Selectman Roger Wey also said he had no idea of the financial repercussions of the board's decision. He said it bothered him for weeks after the meeting, and he requested information about how much the town would pay Ms. Sharpe.
When he found out the amount was over $75,000, he said he was shocked.
"Here we are talking about openness in town government, and then we have a situation where nobody knows one of our former employees - who basically resigned - has received all this public money," Mr. Wey said.
Board chairman Duncan Ross said this week that Ms. Sharpe had in fact asked the board to terminate her without cause, but said he was unable to go into any more detail. He said technically selectmen took two actions during that executive session: they accepted Ms. Sharpe's resignation, while also agreeing to terminate her without cause.
Minutes of the executive session have not been publicly released yet.
Mr. Ross said he was aware of what it would cost to terminate Ms. Sharpe, but he suggested that the selectmen's action may actually save the town money in the long run. He said Ms. Sharpe was prepared to pursue legal action against the town if the board refused to dismiss her, although he did not elaborate.

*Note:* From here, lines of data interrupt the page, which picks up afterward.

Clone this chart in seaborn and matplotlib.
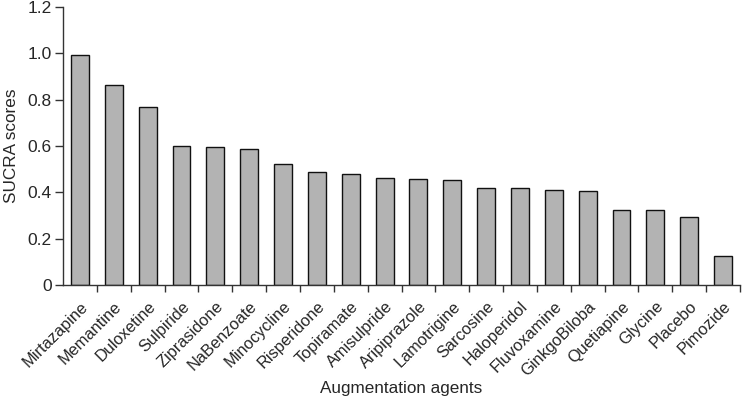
import matplotlib
matplotlib.use("Agg")
import matplotlib.pyplot as plt
import seaborn as sns
import pandas as pd
import numpy as np

agents = ["Mirtazapine", "Memantine", "Duloxetine", "Sulpiride", "Ziprasidone",
          "NaBenzoate", "Minocycline", "Risperidone", "Topiramate", "Amisulpride",
          "Aripiprazole", "Lamotrigine", "Sarcosine", "Haloperidol", "Fluvoxamine",
          "GinkgoBiloba", "Quetiapine", "Glycine", "Placebo", "Pimozide"]
sucra = [0.993, 0.863, 0.767, 0.601, 0.596, 0.587, 0.521, 0.489, 0.479, 0.462,
         0.456, 0.452, 0.417, 0.417, 0.409, 0.406, 0.322, 0.322, 0.293, 0.126]
yticks = [0, 0.2, 0.4, 0.6, 0.8, 1.0, 1.2]
ytick_labels = ["0", "0.2", "0.4", "0.6", "0.8", "1.0", "1.2"]

sns.set_style("ticks")
plt.rcParams["font.family"] = ["Liberation Sans", "DejaVu Sans"]

df = pd.DataFrame({"agent": agents, "sucra": sucra})

fig = plt.figure(figsize=(7.43, 4.01), dpi=100)
ax = fig.add_axes([63/743, 1-285/401, (740-63)/743, (285-7)/401])
sns.barplot(data=df, x="agent", y="sucra", color="#b3b3b3", edgecolor="#111111",
            linewidth=1.0, width=0.53, saturation=1, ax=ax)

ax.set_xlim(-0.5, len(agents) - 0.5)
ax.set_ylim(0, 1.2)
ax.set_yticks(yticks)
ax.set_yticklabels(ytick_labels, fontsize=12.5)
ax.set_xticks(range(len(agents)))
ax.set_xticklabels(agents, rotation=45, ha="right", rotation_mode="anchor", fontsize=11.8)
ax.tick_params(axis="x", which="major", length=0, pad=10)
ax.set_xticks(np.arange(0.5, len(agents), 1.0), minor=True)
ax.tick_params(axis="x", which="minor", length=5, width=1, color="#333333", direction="out")
ax.tick_params(axis="y", length=6, width=1, color="#333333", direction="out", pad=2)

for s in ["top", "right"]:
    ax.spines[s].set_visible(False)
for s in ["left", "bottom"]:
    ax.spines[s].set_color("#333333")
    ax.spines[s].set_linewidth(1)

ax.set_xlabel("Augmentation agents", fontsize=12.3, va="top")
ax.xaxis.set_label_coords(0.5, (285 - 381) / 278)
ax.set_ylabel("SUCRA scores", fontsize=12.3, labelpad=6)

fig.savefig("out.png", dpi=100)
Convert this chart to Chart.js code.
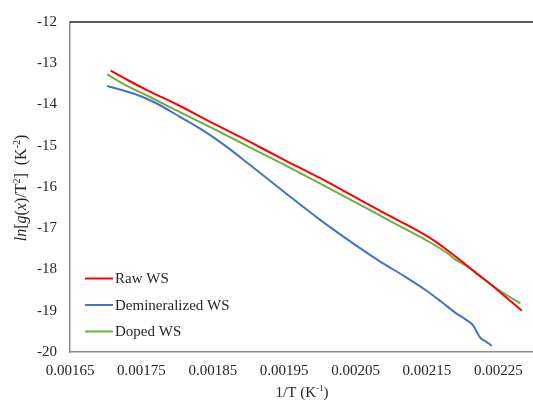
<!DOCTYPE html>
<html>
<head>
<meta charset="utf-8">
<script src="https://cdn.jsdelivr.net/npm/chart.js@4"></script>
<style>
  html, body { margin: 0; padding: 0; background: #fff; overflow: hidden; }
  #wrap { width: 540px; height: 400px; }
</style>
</head>
<body>
<div id="wrap"><canvas id="c" width="540" height="400"></canvas></div>
<script>
// Kinetic plot: ln[g(x)/T^2] against 1/T for three wheat-straw samples
const rawX = [0.001707, 0.00173, 0.00176, 0.00180, 0.00185, 0.00190, 0.00195, 0.00200, 0.00205, 0.00210, 0.00212, 0.00214, 0.00216, 0.00218, 0.00220, 0.00222, 0.00224, 0.00226, 0.002283];
const rawY = [-13.18, -13.40, -13.67, -14.00, -14.45, -14.89, -15.34, -15.78, -16.25, -16.72, -16.90, -17.09, -17.30, -17.55, -17.82, -18.10, -18.37, -18.66, -19.00];

const demX = [0.001702, 0.00174, 0.001771, 0.001804, 0.00184, 0.001873, 0.001901, 0.00195, 0.00200, 0.002027, 0.002083, 0.00212, 0.00215, 0.00217, 0.00219, 0.002205, 0.002215, 0.00222, 0.002225, 0.002232, 0.002241];
const demY = [-13.55, -13.74, -13.97, -14.30, -14.67, -15.07, -15.45, -16.12, -16.79, -17.13, -17.79, -18.18, -18.52, -18.78, -19.05, -19.22, -19.36, -19.52, -19.66, -19.74, -19.85];

const dopX = [0.001702, 0.00173, 0.00176, 0.00180, 0.00185, 0.00190, 0.00195, 0.00200, 0.00205, 0.00210, 0.00215, 0.00218, 0.00219, 0.00220, 0.00221, 0.00224, 0.00226, 0.002281];
const dopY = [-13.27, -13.55, -13.80, -14.15, -14.58, -15.02, -15.46, -15.91, -16.37, -16.84, -17.30, -17.62, -17.76, -17.86, -17.97, -18.37, -18.60, -18.82];

const seriesNames = ['Raw WS', 'Demineralized WS', 'Doped WS'];
const seriesColors = ['#FF0000', '#4472C4', '#70AD47'];

const xTicks = [0.00165, 0.00175, 0.00185, 0.00195, 0.00205, 0.00215, 0.00225];
const xMin = 0.00165, xMax = 0.0023;
const yMin = -20, yMax = -12, yStep = 1;

const FONT = "'Liberation Serif', 'Times New Roman', serif";
const TEXT = '#262626';

function pts(xs, ys) { return xs.map((x, i) => ({ x: x, y: ys[i] })); }

// plot frame: dark top edge
const frame = {
  id: 'frame',
  afterDraw(chart) {
    const a = chart.chartArea, ctx = chart.ctx;
    ctx.save();
    ctx.strokeStyle = '#222';
    ctx.lineWidth = 1.5;
    ctx.beginPath();
    ctx.moveTo(a.left, a.top);
    ctx.lineTo(a.right, a.top);
    ctx.stroke();
    ctx.restore();
  }
};

// legend inside the plot, lower left
const innerLegend = {
  id: 'innerLegend',
  afterDraw(chart) {
    const ctx = chart.ctx;
    ctx.save();
    ctx.font = '15px ' + FONT;
    ctx.textBaseline = 'middle';
    ctx.textAlign = 'left';
    chart.data.datasets.forEach((ds, i) => {
      const y = 278.5 + i * 26.5;
      ctx.strokeStyle = ds.borderColor;
      ctx.lineWidth = 2;
      ctx.beginPath();
      ctx.moveTo(85, y);
      ctx.lineTo(113, y);
      ctx.stroke();
      ctx.fillStyle = TEXT;
      ctx.fillText(ds.label, 115, y + 1);
    });
    ctx.restore();
  }
};

// axis titles with italic parts and superscripts
function drawRuns(ctx, runs, size) {
  let w = 0;
  runs.forEach(r => {
    ctx.font = (r.it ? 'italic ' : '') + (r.sup ? Math.round(size * 0.62) : size) + 'px ' + FONT;
    r.w = ctx.measureText(r.t).width;
    w += r.w;
  });
  let x = -w / 2;
  runs.forEach(r => {
    ctx.font = (r.it ? 'italic ' : '') + (r.sup ? Math.round(size * 0.62) : size) + 'px ' + FONT;
    ctx.fillText(r.t, x, r.sup ? -size * 0.38 : 0);
    x += r.w;
  });
}

const axisTitles = {
  id: 'axisTitles',
  afterDraw(chart) {
    const ctx = chart.ctx, a = chart.chartArea;
    ctx.save();
    ctx.fillStyle = TEXT;
    ctx.textBaseline = 'alphabetic';
    ctx.textAlign = 'left';
    // y title
    ctx.save();
    ctx.translate(26, (a.top + a.bottom) / 2 + 1);
    ctx.rotate(-Math.PI / 2);
    drawRuns(ctx, [
      { t: 'ln', it: true }, { t: '[' }, { t: 'g', it: true }, { t: '(' }, { t: 'x', it: true },
      { t: ')/T' }, { t: '2', sup: true }, { t: ']  (K' }, { t: '-2', sup: true }, { t: ')' }
    ], 16);
    ctx.restore();
    // x title
    ctx.save();
    ctx.translate((a.left + a.right) / 2, 397);
    drawRuns(ctx, [{ t: '1/T (K' }, { t: '-1', sup: true }, { t: ')' }], 15);
    ctx.restore();
    ctx.restore();
  }
};

const datasets = [pts(rawX, rawY), pts(demX, demY), pts(dopX, dopY)].map((d, i) => ({
  label: seriesNames[i],
  data: d,
  borderColor: seriesColors[i],
  backgroundColor: seriesColors[i],
  borderWidth: 2,
  pointRadius: 0,
  cubicInterpolationMode: 'monotone',
  fill: false
}));

new Chart(document.getElementById('c'), {
  type: 'line',
  data: { datasets: datasets },
  options: {
    responsive: false,
    animation: false,
    layout: { padding: { top: 22, right: 6, left: 0, bottom: 0 } },
    plugins: { legend: { display: false }, tooltip: { enabled: false } },
    scales: {
      x: {
        type: 'linear',
        min: xMin,
        max: xMax,
        afterBuildTicks(scale) { scale.ticks = xTicks.map(v => ({ value: v })); },
        afterFit(scale) { scale.height = 48; },
        grid: { display: false, drawTicks: false },
        border: { display: true, color: '#8c8c8c', width: 1.5 },
        ticks: {
          padding: 10,
          maxRotation: 0,
          autoSkip: false,
          color: TEXT,
          font: { family: FONT, size: 15 },
          callback: v => v.toFixed(5)
        }
      },
      y: {
        min: yMin,
        max: yMax,
        afterFit(scale) { scale.width = 70; },
        grid: { display: false, drawTicks: false },
        border: { display: true, color: '#8c8c8c', width: 1.5 },
        ticks: {
          stepSize: yStep,
          padding: 13,
          color: TEXT,
          font: { family: FONT, size: 15 },
          callback: v => String(v)
        }
      }
    }
  },
  plugins: [frame, innerLegend, axisTitles]
});
</script>
</body>
</html>
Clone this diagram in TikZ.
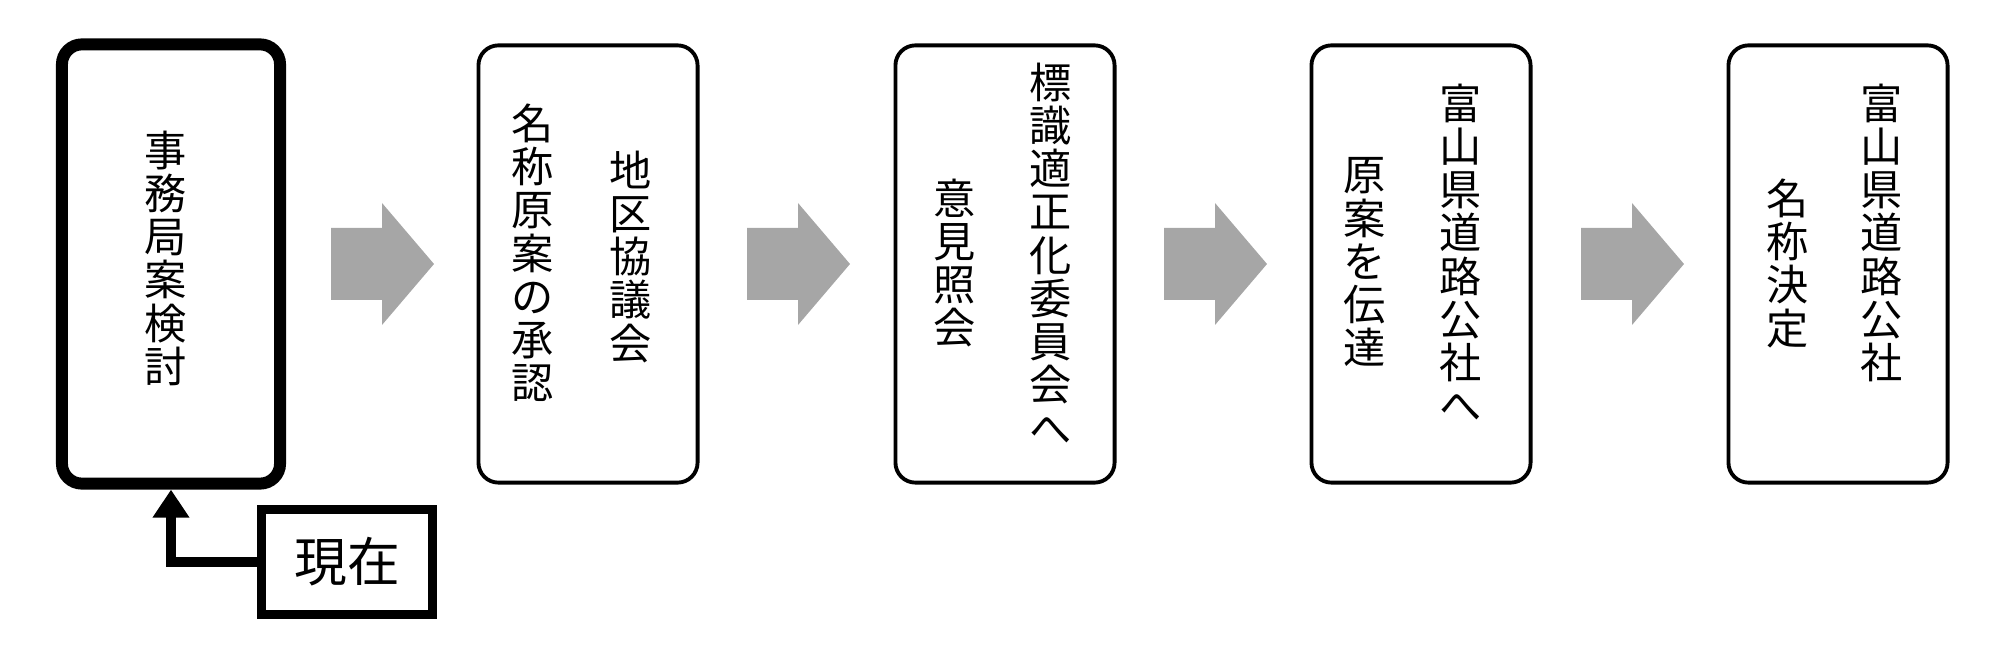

"In the face of the possibility of legal action, we agreed to dismiss her without cause. I can't say any more than that," he said.
Mr. Dutton, who is now the town administrator but was a selectman in May and participated in the executive session, concurred with Mr. Ross that the threat of a lawsuit played a part in the decision to agree to Ms. Sharpe's request, and terminate her. Immediately after Ms. Sharpe's resignation was announced, Mr. Dutton resigned as a selectman in order to apply for the job.
Ms. Sharpe, who has no listed telephone number, could not be reached for comment this week.
Selectman Ron DiOrio, who was elected last month to fill the seat left empty by Mr. Dutton, compared Ms. Sharpe's financial package to the golden parachutes awarded to employees of large corporations. The main difference is that those companies can afford large severance packages, while a small town like Oak Bluffs cannot, Mr. DiOrio said.
He also questioned why Ms. Sharpe's contract allows her to collect over $30,000 in unused sick days. He said special perks like those, largely unavailable to other employees, creates a culture of resentment among town employees.
"It's human nature to question why some people get special treatment and others don't. It's not healthy for the town to have such a disparity between so many employees," Mr. DiOrio said.
Mr. DiOrio said the issue highlights the troubling matter of the way personal service contracts are handled in town.
Personal service contracts have been the subject of some discussion in Oak Bluffs since it was revealed early this summer that the town has at least 12 employees working under multiple-year employment agreements. The contracts are negotiated on an individual basis, and usually reward the worker with additional perks and a higher level of pay than other municipal and union employees.
In Oak Bluffs there are far more personal service contracts than in any other town on the Vineyard, and possibly in the state.
The contracts often award perks normally not found in other municipal and union contracts. Ms. Sharpe's contract, for example, included the $1,000-per-month housing allowance and a one-time payment of $4,000 as an inducement for her to remain with the town.
Ms. Scott said the town has already taken steps to be more diligent about awarding personal service contracts in the future. Selectmen recently adopted a policy requiring signatures from all five selectmen to approve a contract. They also agreed to meet with the personnel board before signing off on any contracts.
"We need everything to be as clear as possible. People have a right to know how their tax dollars are being spent," Ms. Scott said.